[Your goal]:
Quote the data below in full, minus the images.

---------- Information supplied ----------

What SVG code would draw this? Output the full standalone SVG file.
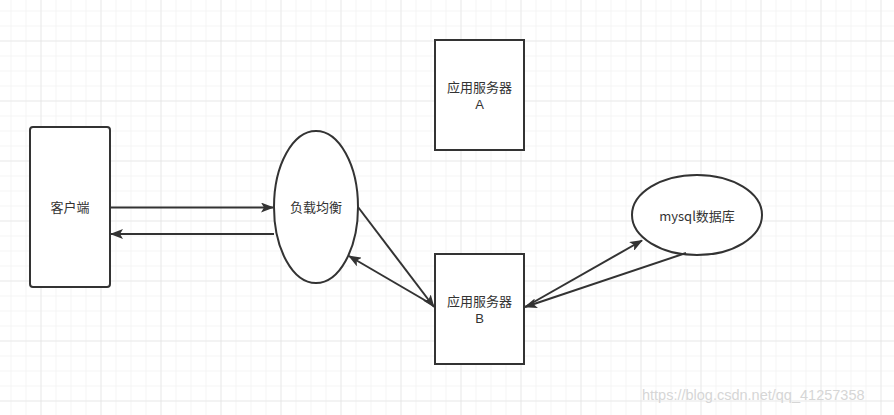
<svg xmlns="http://www.w3.org/2000/svg" width="894" height="415" viewBox="0 0 894 415">
<defs>
<pattern id="minor" width="15" height="15" patternUnits="userSpaceOnUse" x="10.5" y="10.5">
<path d="M15 0H0V15" fill="none" stroke="#ebebeb" stroke-width="1"/>
</pattern>
<pattern id="major" width="60" height="60" patternUnits="userSpaceOnUse" x="40.5" y="40.5">
<path d="M60 0H0V60" fill="none" stroke="#dedede" stroke-width="1"/>
</pattern>
<marker id="arr" viewBox="0 0 13 10" refX="12" refY="5" markerWidth="13" markerHeight="10" markerUnits="userSpaceOnUse" orient="auto">
<path d="M0 0L13 5L0 10L3 5Z" fill="#333"/>
</marker>
<style>
.shape{fill:#fff;stroke:#333;stroke-width:2}
.lbl{font-family:"Noto Sans CJK SC","Liberation Sans",sans-serif;font-size:13px;fill:#333;text-anchor:middle}
.lat{font-family:"Liberation Sans",Arial,sans-serif;font-size:13px;fill:#333;text-anchor:middle}
.edge{fill:none;stroke:#333;stroke-width:2;marker-end:url(#arr)}
</style>
</defs>
<rect width="894" height="415" fill="#fff"/>
<rect width="894" height="415" fill="url(#minor)"/>
<rect width="894" height="415" fill="url(#major)"/>
<g id="client">
<rect class="shape" x="30" y="127" width="80" height="160" rx="3"/>
<text class="lbl" x="70" y="212">客户端</text>
</g>
<g id="lb">
<ellipse class="shape" cx="316" cy="207" rx="42" ry="76"/>
<text class="lbl" x="316" y="212">负载均衡</text>
</g>
<g id="serverA">
<rect class="shape" x="435" y="40" width="89" height="110"/>
<text class="lbl" x="479.5" y="92">应用服务器</text>
<text class="lat" x="479.5" y="109">A</text>
</g>
<g id="serverB">
<rect class="shape" x="435" y="254" width="89" height="110"/>
<text class="lbl" x="479.5" y="306">应用服务器</text>
<text class="lat" x="479.5" y="323">B</text>
</g>
<g id="mysql">
<ellipse class="shape" cx="697" cy="215" rx="65" ry="40"/>
<text class="lbl" x="697" y="221">mysql数据库</text>
</g>
<g id="connectors">
<line class="edge" x1="110" y1="207.5" x2="273" y2="207.5"/>
<line class="edge" x1="274" y1="234" x2="111" y2="234"/>
<line class="edge" x1="358" y1="207" x2="434" y2="307"/>
<line class="edge" x1="433" y1="305" x2="349" y2="256"/>
<line class="edge" x1="525" y1="307" x2="642" y2="240.5"/>
<line class="edge" x1="686" y1="253" x2="525" y2="307"/>
</g>
<text x="642" y="400" font-family="Liberation Sans, Arial, sans-serif" font-size="14.5" fill="#d6d6d6">https://blog.csdn.net/qq_41257358</text>
</svg>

----------

[Output]:
What SVG code would draw this? Output the full standalone SVG file.
<svg xmlns="http://www.w3.org/2000/svg" width="894" height="415" viewBox="0 0 894 415">
<defs>
<pattern id="minor" width="15" height="15" patternUnits="userSpaceOnUse" x="10.5" y="10.5">
<path d="M15 0H0V15" fill="none" stroke="#ebebeb" stroke-width="1"/>
</pattern>
<pattern id="major" width="60" height="60" patternUnits="userSpaceOnUse" x="40.5" y="40.5">
<path d="M60 0H0V60" fill="none" stroke="#dedede" stroke-width="1"/>
</pattern>
<marker id="arr" viewBox="0 0 13 10" refX="12" refY="5" markerWidth="13" markerHeight="10" markerUnits="userSpaceOnUse" orient="auto">
<path d="M0 0L13 5L0 10L3 5Z" fill="#333"/>
</marker>
<style>
.shape{fill:#fff;stroke:#333;stroke-width:2}
.lbl{font-family:"Noto Sans CJK SC","Liberation Sans",sans-serif;font-size:13px;fill:#333;text-anchor:middle}
.lat{font-family:"Liberation Sans",Arial,sans-serif;font-size:13px;fill:#333;text-anchor:middle}
.edge{fill:none;stroke:#333;stroke-width:2;marker-end:url(#arr)}
</style>
</defs>
<rect width="894" height="415" fill="#fff"/>
<rect width="894" height="415" fill="url(#minor)"/>
<rect width="894" height="415" fill="url(#major)"/>
<g id="client">
<rect class="shape" x="30" y="127" width="80" height="160" rx="3"/>
<text class="lbl" x="70" y="212">客户端</text>
</g>
<g id="lb">
<ellipse class="shape" cx="316" cy="207" rx="42" ry="76"/>
<text class="lbl" x="316" y="212">负载均衡</text>
</g>
<g id="serverA">
<rect class="shape" x="435" y="40" width="89" height="110"/>
<text class="lbl" x="479.5" y="92">应用服务器</text>
<text class="lat" x="479.5" y="109">A</text>
</g>
<g id="serverB">
<rect class="shape" x="435" y="254" width="89" height="110"/>
<text class="lbl" x="479.5" y="306">应用服务器</text>
<text class="lat" x="479.5" y="323">B</text>
</g>
<g id="mysql">
<ellipse class="shape" cx="697" cy="215" rx="65" ry="40"/>
<text class="lbl" x="697" y="221">mysql数据库</text>
</g>
<g id="connectors">
<line class="edge" x1="110" y1="207.5" x2="273" y2="207.5"/>
<line class="edge" x1="274" y1="234" x2="111" y2="234"/>
<line class="edge" x1="358" y1="207" x2="434" y2="307"/>
<line class="edge" x1="433" y1="305" x2="349" y2="256"/>
<line class="edge" x1="525" y1="307" x2="642" y2="240.5"/>
<line class="edge" x1="686" y1="253" x2="525" y2="307"/>
</g>
<text x="642" y="400" font-family="Liberation Sans, Arial, sans-serif" font-size="14.5" fill="#d6d6d6">https://blog.csdn.net/qq_41257358</text>
</svg>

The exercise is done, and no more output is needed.